For his new book, "Googled: The End of the World As We Know It," longtime media analyst Ken Auletta spent two and a half years with Google and traditional media companies to understand how the search giant has changed the way news spreads. "One of the things I take away from this two-and-a-half-year visit to another planet, including visiting back with traditional media companies, is that I am harsher on the traditional media companies than I am on Google. (Though I'm sure people at Google think I'm too critical of them on some things, and I am critical of them on some things.)
In a clip from a "Q&A" interview with C-SPAN's Brian Lambthat airs this weekend, Auletta explains what bugs him about traditional media, how the Internet disruption is like the cable disruption of the '80s, and what's different about this change:
"But what really bugged me about the time I spent with traditional media were a couple things. One is, is how late they were to understand the new digital world and how the Internet changed the game. And they had to change and play a new game and they weren't doing that.
"The book -- you interviewed me once -- that I wrote, called "Three Blind Mice," was about how the television, the three television networks, which were dominant, missed the cable threat, the threat from the new technology, which in the '80s and early '90s was cable. And they missed that and they were late. They could have invested in cable, owned cable, they didn't do it. They were afraid of the cost -- short-term thinking. And the same thing happened here with traditional media: didn't invest, didn't plunge into that digital world and Internet world the way they should have, and they waited too long.

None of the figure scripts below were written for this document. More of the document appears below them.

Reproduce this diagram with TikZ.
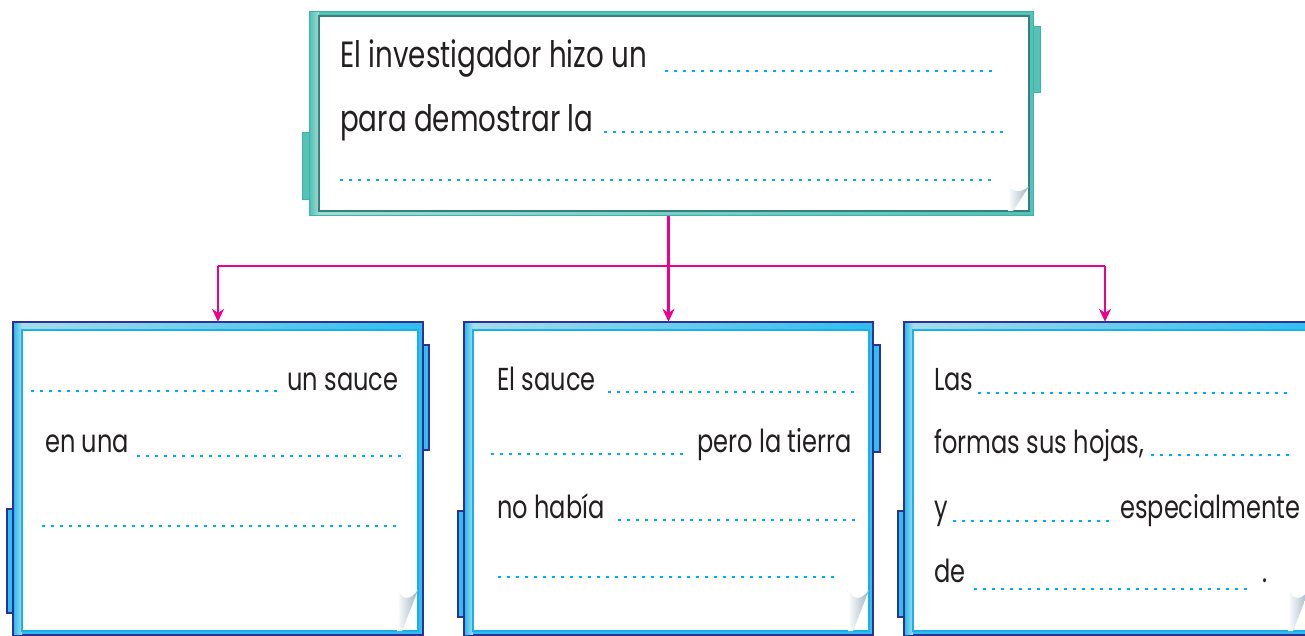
\documentclass[tikz,border=0pt]{standalone}
\usepackage{fontspec}
\setmainfont{Poppins}[FakeStretch=0.76]
\usetikzlibrary{arrows.meta}
\definecolor{ink}{HTML}{231F20}
\definecolor{dotblue}{HTML}{00AEEF}
\definecolor{navy}{HTML}{2E3192}
\definecolor{framecyan}{HTML}{2FBEEF}
\definecolor{framelight}{HTML}{A6DCEA}
\definecolor{innerline}{HTML}{1CB0EA}
\definecolor{tealmain}{HTML}{55C2B7}
\definecolor{tealedge}{HTML}{3DB3A9}
\definecolor{tealdark}{HTML}{357F7C}
\definecolor{teallight}{HTML}{A2DBD3}
\definecolor{pinkline}{HTML}{EC008C}
\definecolor{curlgray}{HTML}{9FB3C2}
\tikzset{
  txt/.style={anchor=base west, inner sep=0pt, text=ink, font=\fontsize{31.7}{37}\selectfont},
  toptxt/.style={txt, font=\fontsize{36.5}{42}\selectfont},
  blanks/.style={dotblue, line width=2.8pt, dash pattern=on 2.8pt off 6.2pt},
  boxanchor/.style={rectangle, draw=none, inner sep=0pt},
  bluetab/.style={fill=framecyan, draw=navy, line width=1.5pt},
  blueouter/.style={fill=framecyan, draw=navy, line width=1.6pt},
  whiteinner/.style={fill=white, draw=innerline, line width=1.4pt},
  tealtab/.style={fill=tealmain, draw=tealedge, line width=1pt},
  tealouter/.style={fill=tealmain, draw=tealedge, line width=1pt},
  tealinner/.style={fill=white, draw=tealdark, line width=1.2pt},
  link/.style={pinkline, line width=2.8pt, -{Stealth[length=13pt,width=12pt]}},
  linkplain/.style={pinkline, line width=2.8pt},
  pagecurl/.pic={
    \shade[left color=white, right color=curlgray]
      (-20,-40) .. controls (-14,-30) and (-8,-31) .. (0,-41)
      -- (-16,0) -- (-21,0) .. controls (-19,-15) .. (-20,-40) -- cycle;
  }
}
\begin{document}
\begin{tikzpicture}[x=1pt,y=-1pt]
\useasboundingbox (0,0) rectangle (1305,636);
\clip (0,0) rectangle (1305,636);

% ---------- top box ----------
\draw[tealtab] (302,133) rectangle (309,200);
\draw[tealtab] (1033,27) rectangle (1040,93);
\draw[tealouter] (309,12) rectangle (1033,216);
\shade[left color=tealmain, right color=teallight] (310,13) rectangle (319,215);
\shade[left color=teallight, right color=tealmain] (319,211) rectangle (1032,215);
\draw[tealinner] (319,16) rectangle (1029,211);
\pic[yscale=0.6] at (1029,211) {pagecurl};
\node[boxanchor, minimum width=724pt, minimum height=204pt] (top) at (671,114) {};

% ---------- bottom box 1 ----------
\draw[bluetab] (7,509) rectangle (13,613);
\draw[bluetab] (423,345) rectangle (429,450);
\draw[blueouter] (13,322) rectangle (423,635);
\shade[left color=framecyan, right color=framelight] (14,323) rectangle (22,634);
\shade[left color=framelight, right color=framecyan] (22,323) rectangle (422,330);
\draw[whiteinner] (22,330) rectangle (418,631);
\pic at (418,631) {pagecurl};
\node[boxanchor, minimum width=410pt, minimum height=313pt] (b1) at (218,478.5) {};

% ---------- bottom box 2 ----------
\draw[bluetab] (458,511) rectangle (464,617);
\draw[bluetab] (873,345) rectangle (880,452);
\draw[blueouter] (464,322) rectangle (873,635);
\shade[left color=framecyan, right color=framelight] (465,323) rectangle (473,634);
\shade[left color=framelight, right color=framecyan] (473,323) rectangle (872,330);
\draw[whiteinner] (473,330) rectangle (869,631);
\pic at (869,631) {pagecurl};
\node[boxanchor, minimum width=409pt, minimum height=313pt] (b2) at (668.5,478.5) {};

% ---------- bottom box 3 ----------
\draw[bluetab] (898,511) rectangle (904,617);
\draw[blueouter] (904,322) rectangle (1316,635);
\shade[left color=framecyan, right color=framelight] (905,323) rectangle (913,634);
\shade[left color=framelight, right color=framecyan] (913,323) rectangle (1315,330);
\draw[whiteinner] (913,330) rectangle (1311,631);
\pic at (1309,631) {pagecurl};
\node[boxanchor, minimum width=402pt, minimum height=313pt] (b3) at (1105,478.5) {};

% ---------- connectors ----------
\coordinate (hub) at (668,266);
\draw[linkplain] (hub -| b1.north) -- (hub -| b3.north);
\draw[link] (top.south -| b2.north) -- (b2.north);
\draw[link] (hub -| b1.north) -- (b1.north);
\draw[link] (hub -| b3.north) -- (b3.north);

% ---------- top texts ----------
\node[toptxt] (t1) at (340,68) {El investigador hizo un};
\draw[blanks] (665,71) -- (995,71);
\node[toptxt] (t2) at (340,132) {para demostrar la};
\draw[blanks] (604,132) -- (1004,132);
\draw[blanks] (340,180) -- (996,180);

% ---------- box 1 texts ----------
\draw[blanks] (31,391) -- (281,391);
\node[txt] (a1) at (287,390) {un sauce};
\node[txt] (a2) at (45,452) {en una};
\draw[blanks] (137,456) -- (401,456);
\draw[blanks] (42,526) -- (399,526);

% ---------- box 2 texts ----------
\node[txt] (c1) at (497,390) {El sauce};
\draw[blanks] (608,392) -- (857,392);
\draw[blanks] (491,454) -- (685,454);
\node[txt] (c2) at (697,452) {pero la tierra};
\node[txt] (c3) at (497,518) {no había};
\draw[blanks] (618,520) -- (857,520);
\draw[blanks] (498,577) -- (837,577);

% ---------- box 3 texts ----------
\node[txt] (d1) at (934,390) {Las};
\draw[blanks] (978,393) -- (1292,393);
\node[txt] (d2) at (934,453) {formas sus hojas,};
\draw[blanks] (1151,455) -- (1292,455);
\node[txt] (d3) at (934,518) {y};
\draw[blanks] (953,521) -- (1112,521);
\node[txt] (d4) at (1120,518) {especialmente};
\node[txt] (d5) at (934,582) {de};
\draw[blanks] (974,589) -- (1250,589);
\node[txt] (d6) at (1262,582) {.};
\end{tikzpicture}
\end{document}
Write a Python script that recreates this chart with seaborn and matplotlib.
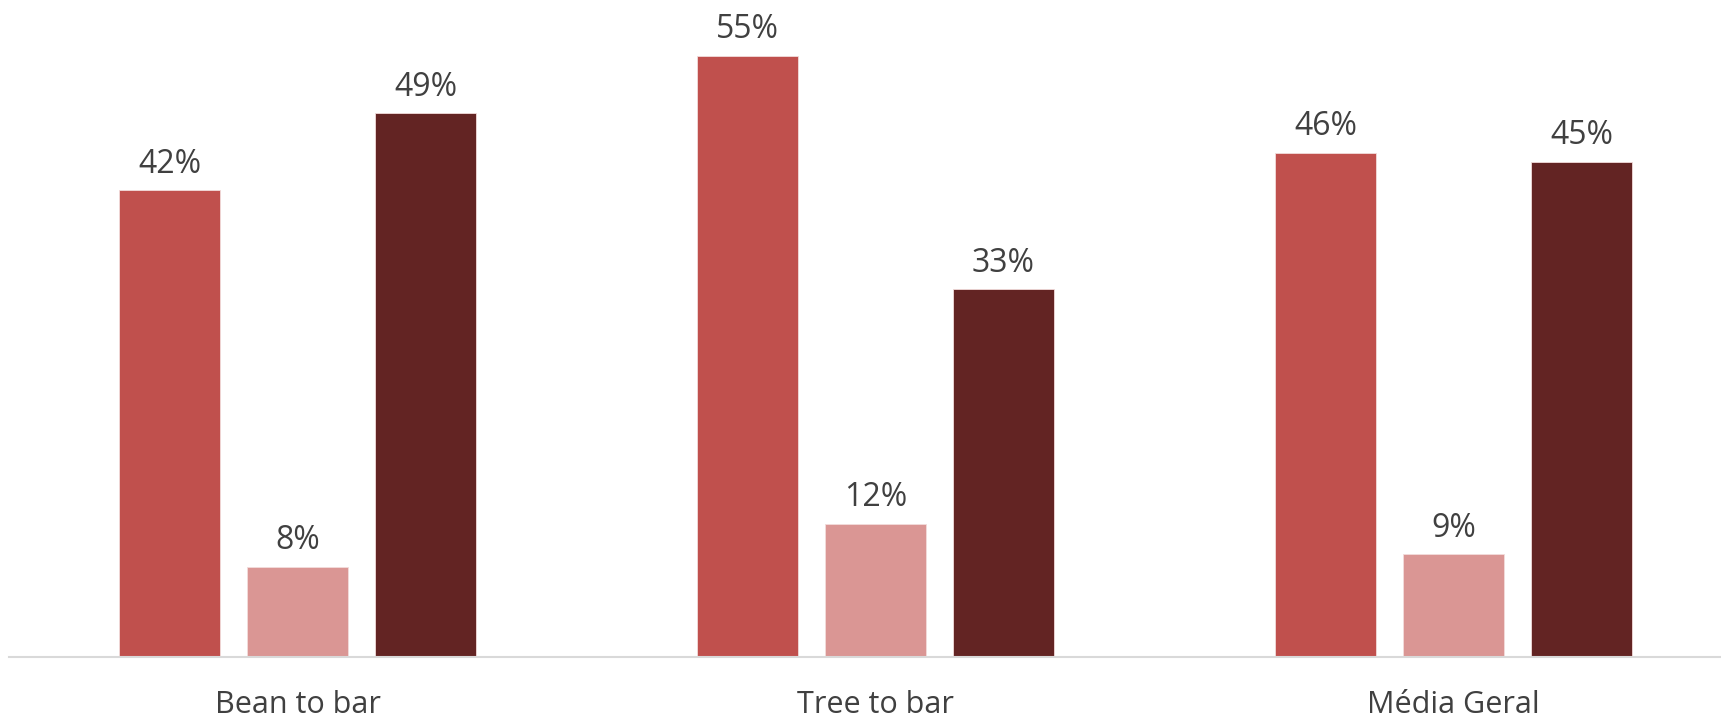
import pandas as pd
import matplotlib
matplotlib.use("Agg")
import matplotlib.pyplot as plt
import seaborn as sns

# values (percent)
categories = ['Bean to bar', 'Tree to bar', 'Média Geral']
series_names = ['Série 1', 'Série 2', 'Série 3']
serie_1 = [42.4, 54.6, 45.8]
serie_2 = [8.2, 12.1, 9.3]
serie_3 = [49.4, 33.4, 45.0]
colors = ['#C0504D', '#DA9694', '#632423']

df = pd.DataFrame({
    'categoria': categories * 3,
    'serie': [s for s in series_names for _ in categories],
    'valor': serie_1 + serie_2 + serie_3,
})

sns.set_style('white')
plt.rcParams['font.family'] = ['Open Sans', 'DejaVu Sans']

fig = plt.figure(figsize=(17.21, 7.18), dpi=100)
# plot area is wider than the picture, like the cropped original
ax = fig.add_axes([8.5 / 1721, 61.3 / 718, 1734 / 1721, 649 / 718])

sns.barplot(data=df, x='categoria', y='valor', hue='serie', order=categories,
            hue_order=series_names, palette=colors, saturation=1,
            width=0.6645, gap=0.21, edgecolor='#F2DCDB', linewidth=0.6,
            legend=False, ax=ax)

for cont in ax.containers:
    ax.bar_label(cont, fmt='{:.0f}%', padding=7, fontsize=23, color='#404040')

ax.set_xlim(-0.5, 2.5)
ax.set_ylim(0, 59)
ax.set_xlabel('')
ax.set_ylabel('')
ax.set_yticks([])
ax.tick_params(axis='x', length=0, pad=24, labelsize=22, labelcolor='#404040')
for side in ['top', 'right', 'left']:
    ax.spines[side].set_visible(False)
ax.spines['bottom'].set_color('#D9D9D9')
ax.spines['bottom'].set_linewidth(1.5)

fig.savefig('out.png', dpi=100)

"... When I hear people in traditional media today whine about, 'Oh, woe is me, they're doing these terrible things,' I have no sympathy for that at all.
"... The head of Nielsen Company said to me -- he's a former GE executive who's now the CEO of Nielsen -- he said to me, there are two types of people in this world. There are people who lean forward and there are people who lean back. And the people in traditional media were leaning back. And in this new world which is changing so fast, you gotta lean forward.
"The other thing I learned, and I write about at some length in this book, there's a conceit that people in Silicon Valley have, that the Internet is the most transformative technology the world has ever seen. That's crap. It's not the most transformative. Electricity was much more transformative. In fact, you wouldn't have an Internet without electricity if you think about it. It powers everything, including the Internet and our laptops and everything else.
"But what's different about this period of change than any other period of change is the speed of change. It is all happening in an eye blink. And that creates an enormous amount of insecurity in executive offices, and it should. People are terrified, and why shouldn't they be?"
The full, hour-long program airs Sunday at 8 p.m. EST on C-SPAN. The book will be released Tuesday.